In 1990 Subramanian defined the complexity class $\mathsf{CC}$ as the set of problems log-space reducible to the comparator circuit value problem (CCV). He and Mayr showed that $\mathsf{NL}\subseteq \mathsf{CC}\subseteq \mathsf{P}$, and proved that in addition to CCV several other problems are complete for $\mathsf{CC}$, including the stable marriage problem, and finding the lexicographically first maximal matching in a bipartite graph. Although the class has not received much attention since then, we are interested in $\mathsf{CC}$ because we conjecture that it is incomparable with the parallel class $\mathsf{NC}$ which also satisfies $\mathsf{NL}\subseteq \mathsf{NC}\subseteq \mathsf{P}$; this implies that $\mathsf{CC}$-complete problems don’t have an efficient polylog time parallel algorithm. We provide evidence for our conjecture by giving oracle settings in which relativized $\mathsf{CC}$ and relativized $\mathsf{NC}$ are incomparable.
We give several alternative definitions of $\mathsf{CC}$, including (among others) the class of problems computed by uniform polynomial-size families of comparator circuits supplied with copies of the input and its negation, the class of problems $\mathsf{AC^0}$-reducible to CCV, and the class of problems computed by uniform $\mathsf{AC^0}$ circuits with CCV gates. We also give a machine model for $\mathsf{CC}$ which corresponds to its characterizations as log-space uniform polynomial-size families of comparator circuits. The various characterizations show that $\mathsf{CC}$ is a robust class. Our techniques also show that the corresponding function class FCC is closed under composition. The main technical tool we employ is universal comparator circuits.
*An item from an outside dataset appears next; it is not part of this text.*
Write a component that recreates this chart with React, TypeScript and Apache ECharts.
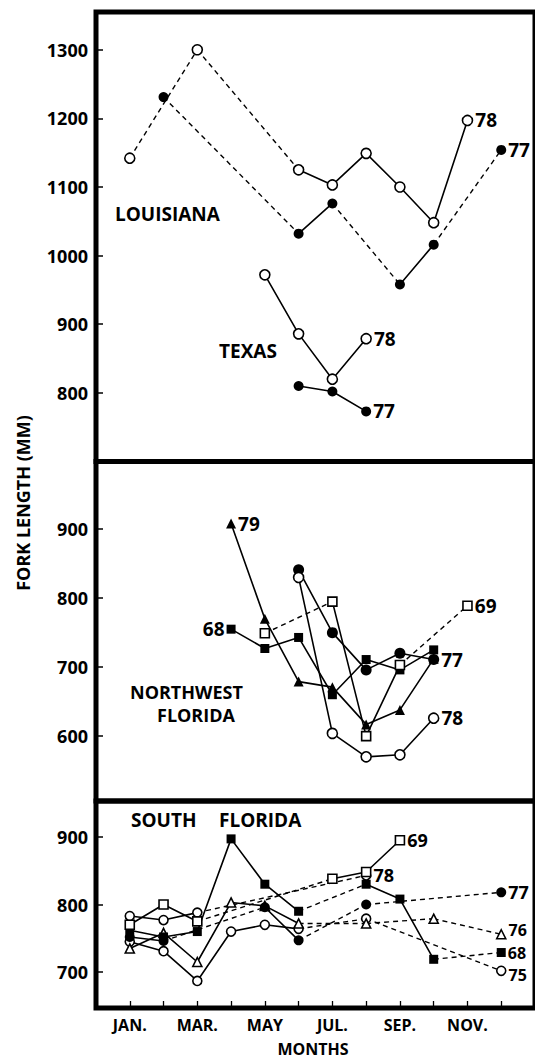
import React, { useEffect, useRef } from 'react';
import * as echarts from 'echarts';

// ---------- axis ticks / labels ----------
const monthTicks = [1, 2, 3, 4, 5, 6, 7, 8, 9, 10, 11, 12];
const monthLabels = ['JAN.', '', 'MAR.', '', 'MAY', '', 'JUL.', '', 'SEP.', '', 'NOV.', ''];
const labelledMonths = [1, 3, 5, 7, 9, 11];
const topTicks = [800, 900, 1000, 1100, 1200, 1300];
const midTicks = [600, 700, 800, 900];
const lowTicks = [700, 800, 900];

// ---------- Louisiana / Texas (top panel) ----------
const laMonths78 = [1, 3, 6, 7, 8, 9, 10, 11];
const la78 = [1142, 1300, 1125, 1103, 1149, 1100, 1048, 1197];
const laMonths77 = [2, 6, 7, 9, 10, 12];
const la77 = [1231, 1032, 1076, 958, 1016, 1154];
const txMonths78 = [5, 6, 7, 8];
const tx78 = [972, 886, 820, 879];
const txMonths77 = [6, 7, 8];
const tx77 = [810, 802, 773];

// ---------- Northwest Florida (middle panel) ----------
const nwMonths79 = [4, 5, 6, 7, 8, 9, 10];
const nw79 = [908, 770, 679, 671, 617, 638, 712];
const nwMonths68 = [4, 5, 6, 7, 8, 9, 10];
const nw68 = [755, 727, 743, 660, 711, 696, 725];
const nwMonths77 = [6, 7, 8, 9, 10];
const nw77 = [841, 750, 696, 720, 711];
const nwMonths78 = [6, 7, 8, 9, 10];
const nw78 = [830, 604, 570, 573, 626];
const nwMonths69 = [5, 7, 8, 9, 11];
const nw69 = [749, 795, 600, 703, 789];

// ---------- South Florida (bottom panel) ----------
const sfMonths69 = [1, 2, 3, 7, 8, 9];
const sf69 = [770, 800, 775, 838, 848, 895];
const sfMonths78 = [1, 2, 3, 8];
const sf78 = [783, 777, 788, 843];
const sfMonths77 = [1, 2, 5, 6, 8, 12];
const sf77 = [752, 746, 796, 747, 800, 818];
const sfMonths76 = [1, 2, 3, 4, 5, 6, 8, 10, 12];
const sf76 = [735, 758, 715, 803, 798, 772, 772, 779, 756];
const sfMonths75 = [1, 2, 3, 4, 5, 6, 8, 12];
const sf75 = [745, 731, 687, 760, 770, 764, 779, 702];
const sfMonths68 = [1, 2, 3, 4, 5, 6, 8, 9, 10, 12];
const sf68 = [762, 752, 760, 897, 830, 790, 830, 808, 719, 729];

const FONT = 'Open Sans';

type Def = {
  grid: number;
  months: number[];
  values: number[];
  symbol: string;
  filled: boolean;
  size: number;
  name: string;
  labelAt: 'start' | 'end';
  labelPos: 'left' | 'right';
  labelSize: number;
  labelShift: number;
};

const defs: Def[] = [
  { grid: 0, months: laMonths78, values: la78, symbol: 'circle', filled: false, size: 10, name: '78', labelAt: 'end', labelPos: 'right', labelSize: 19, labelShift: 0 },
  { grid: 0, months: laMonths77, values: la77, symbol: 'circle', filled: true, size: 10, name: '77', labelAt: 'end', labelPos: 'right', labelSize: 19, labelShift: 0 },
  { grid: 0, months: txMonths78, values: tx78, symbol: 'circle', filled: false, size: 10, name: '78', labelAt: 'end', labelPos: 'right', labelSize: 19, labelShift: 0 },
  { grid: 0, months: txMonths77, values: tx77, symbol: 'circle', filled: true, size: 10, name: '77', labelAt: 'end', labelPos: 'right', labelSize: 19, labelShift: 0 },
  { grid: 1, months: nwMonths79, values: nw79, symbol: 'triangle', filled: true, size: 10, name: '79', labelAt: 'start', labelPos: 'right', labelSize: 19, labelShift: 0 },
  { grid: 1, months: nwMonths68, values: nw68, symbol: 'rect', filled: true, size: 9, name: '68', labelAt: 'start', labelPos: 'left', labelSize: 19, labelShift: 0 },
  { grid: 1, months: nwMonths77, values: nw77, symbol: 'circle', filled: true, size: 11, name: '77', labelAt: 'end', labelPos: 'right', labelSize: 19, labelShift: 0 },
  { grid: 1, months: nwMonths78, values: nw78, symbol: 'circle', filled: false, size: 10, name: '78', labelAt: 'end', labelPos: 'right', labelSize: 19, labelShift: 0 },
  { grid: 1, months: nwMonths69, values: nw69, symbol: 'rect', filled: false, size: 9, name: '69', labelAt: 'end', labelPos: 'right', labelSize: 19, labelShift: 0 },
  { grid: 2, months: sfMonths75, values: sf75, symbol: 'circle', filled: false, size: 9, name: '75', labelAt: 'end', labelPos: 'right', labelSize: 16, labelShift: 4 },
  { grid: 2, months: sfMonths76, values: sf76, symbol: 'triangle', filled: false, size: 9, name: '76', labelAt: 'end', labelPos: 'right', labelSize: 16, labelShift: -4 },
  { grid: 2, months: sfMonths68, values: sf68, symbol: 'rect', filled: true, size: 9, name: '68', labelAt: 'end', labelPos: 'right', labelSize: 16, labelShift: 0 },
  { grid: 2, months: sfMonths77, values: sf77, symbol: 'circle', filled: true, size: 10, name: '77', labelAt: 'end', labelPos: 'right', labelSize: 18, labelShift: 0 },
  { grid: 2, months: sfMonths78, values: sf78, symbol: 'circle', filled: false, size: 9, name: '78', labelAt: 'end', labelPos: 'right', labelSize: 18, labelShift: 0 },
  { grid: 2, months: sfMonths69, values: sf69, symbol: 'rect', filled: false, size: 9, name: '69', labelAt: 'end', labelPos: 'right', labelSize: 18, labelShift: 0 },
];

function buildSeries(def: Def) {
  const pts = def.months.map((m, i) => [m, def.values[i]]);
  const solid: any[] = [];
  const dashed: any[] = [];
  pts.forEach((p, i) => {
    if (i > 0) {
      const gap = def.months[i] - def.months[i - 1] > 1;
      if (gap) {
        solid.push(['-', '-']);
        dashed.push(pts[i - 1], p, ['-', '-']);
      }
    }
    solid.push(p);
  });
  const labelIdx = def.labelAt === 'end' ? pts.length - 1 : 0;
  const scatterData = pts.map((p, i) =>
    i === labelIdx
      ? {
          value: p,
          label: {
            show: true,
            formatter: def.name,
            position: def.labelPos,
            distance: 2,
            offset: [0, def.labelShift],
            color: '#000',
            fontFamily: FONT,
            fontWeight: 'bold',
            fontSize: def.labelSize,
            lineHeight: def.labelSize - 3,
          },
        }
      : { value: p }
  );
  const common = { xAxisIndex: def.grid, yAxisIndex: def.grid, silent: true };
  return [
    {
      ...common,
      type: 'line',
      data: solid,
      symbol: 'none',
      connectNulls: false,
      lineStyle: { color: '#000', width: 1.6, type: 'solid' },
      z: 2,
    },
    {
      ...common,
      type: 'line',
      data: dashed,
      symbol: 'none',
      connectNulls: false,
      lineStyle: { color: '#000', width: 1.4, type: [5, 4] },
      z: 2,
    },
    {
      ...common,
      type: 'scatter',
      data: scatterData,
      symbol: def.symbol,
      symbolSize: def.size,
      itemStyle: {
        color: def.filled ? '#000' : '#fff',
        borderColor: '#000',
        borderWidth: def.filled ? 0 : 1.6,
        opacity: 1,
      },
      z: 3,
    },
  ];
}

const gridBase = {
  left: 96,
  width: 442,
  show: true,
  borderColor: '#000',
  borderWidth: 5,
  backgroundColor: 'transparent',
  containLabel: false,
};

function yAxis(gridIndex: number, min: number, max: number, ticks: number[]) {
  return {
    type: 'value',
    gridIndex,
    min,
    max,
    axisLine: { show: false },
    splitLine: { show: false },
    axisTick: {
      show: true,
      inside: true,
      length: 7,
      customValues: ticks,
      lineStyle: { color: '#000', width: 1.5 },
    },
    axisLabel: {
      show: true,
      customValues: ticks,
      margin: 8,
      color: '#000',
      fontFamily: FONT,
      fontWeight: 'bold',
      fontSize: 18,
      formatter: (v: number) => (ticks.indexOf(v) >= 0 ? String(v) : ''),
    },
  };
}

function xAxis(gridIndex: number, visible: boolean) {
  return {
    type: 'value',
    gridIndex,
    min: 0,
    max: 13,
    interval: 1,
    show: visible,
    axisLine: { show: false },
    splitLine: { show: false },
    axisTick: {
      show: visible,
      inside: true,
      length: 7,
      customValues: monthTicks,
      lineStyle: { color: '#000', width: 1.3 },
    },
    axisLabel: {
      show: visible,
      customValues: labelledMonths,
      margin: 9,
      lineHeight: 15,
      color: '#000',
      fontFamily: FONT,
      fontWeight: 'bold',
      fontSize: 16,
      formatter: (v: number) => monthLabels[v - 1] || '',
    },
  };
}

const textStyle = (text: string, size = 19) => ({
  text,
  fill: '#000',
  font: `bold ${size}px "${FONT}"`,
  lineHeight: size - 3,
});

export default function App() {
  const ref = useRef<HTMLDivElement>(null);
  useEffect(() => {
    if (!ref.current) return;
    const chart = echarts.init(ref.current, undefined, { renderer: 'svg' });
    const series: any[] = [];
    defs.forEach((d) => series.push(...buildSeries(d)));
    chart.setOption({
      animation: false,
      backgroundColor: '#fff',
      textStyle: { fontFamily: FONT },
      grid: [
        { ...gridBase, top: 12, height: 449.5 },
        { ...gridBase, top: 461.5, height: 339.5 },
        { ...gridBase, top: 801, height: 207 },
      ],
      xAxis: [xAxis(0, false), xAxis(1, false), xAxis(2, true)],
      yAxis: [
        yAxis(0, 700, 1355, topTicks),
        yAxis(1, 506, 998, midTicks),
        yAxis(2, 647, 953, lowTicks),
      ],
      series,
      graphic: [
        { type: 'text', x: 115, y: 214, style: { ...textStyle('LOUISIANA'), align: 'left', verticalAlign: 'middle' } },
        { type: 'text', x: 219, y: 351, style: { ...textStyle('TEXAS'), align: 'left', verticalAlign: 'middle' } },
        { type: 'text', x: 130, y: 692, style: { ...textStyle('NORTHWEST', 18), align: 'left', verticalAlign: 'middle' } },
        { type: 'text', x: 157, y: 715, style: { ...textStyle('FLORIDA', 18), align: 'left', verticalAlign: 'middle' } },
        { type: 'text', x: 131, y: 820, style: { ...textStyle('SOUTH'), align: 'left', verticalAlign: 'middle' } },
        { type: 'text', x: 219, y: 820, style: { ...textStyle('FLORIDA'), align: 'left', verticalAlign: 'middle' } },
        { type: 'text', x: 313, y: 1049, style: { ...textStyle('MONTHS', 16), align: 'center', verticalAlign: 'middle' } },
        {
          type: 'text',
          x: 23,
          y: 503,
          rotation: Math.PI / 2,
          style: { ...textStyle('FORK LENGTH (MM)', 18), align: 'center', verticalAlign: 'middle' },
        },
      ],
    });
    return () => chart.dispose();
  }, []);
  return (
    <div
      ref={ref}
      style={{ position: 'fixed', left: 0, top: 0, width: 535, height: 1060, background: '#fff' }}
    />
  );
}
Other results include a simpler proof of $\mathsf{NL}\subseteq \mathsf{CC}$, a more careful analysis showing that the lexicographically first maximal matching problem and its variants are $\mathsf{CC}$-complete under $\mathsf{AC^0}$ many-one reductions, and an explanation of the relation between the Gale–Shapley algorithm and Subramanian’s algorithm for stable marriage.
This paper continues previous work of Cook, Lê and Ye which focused on Cook–Nguyen style uniform proof complexity, answering several open questions raised in that paper.
The preprint contains more results than the arXiv version, and the presentation is different.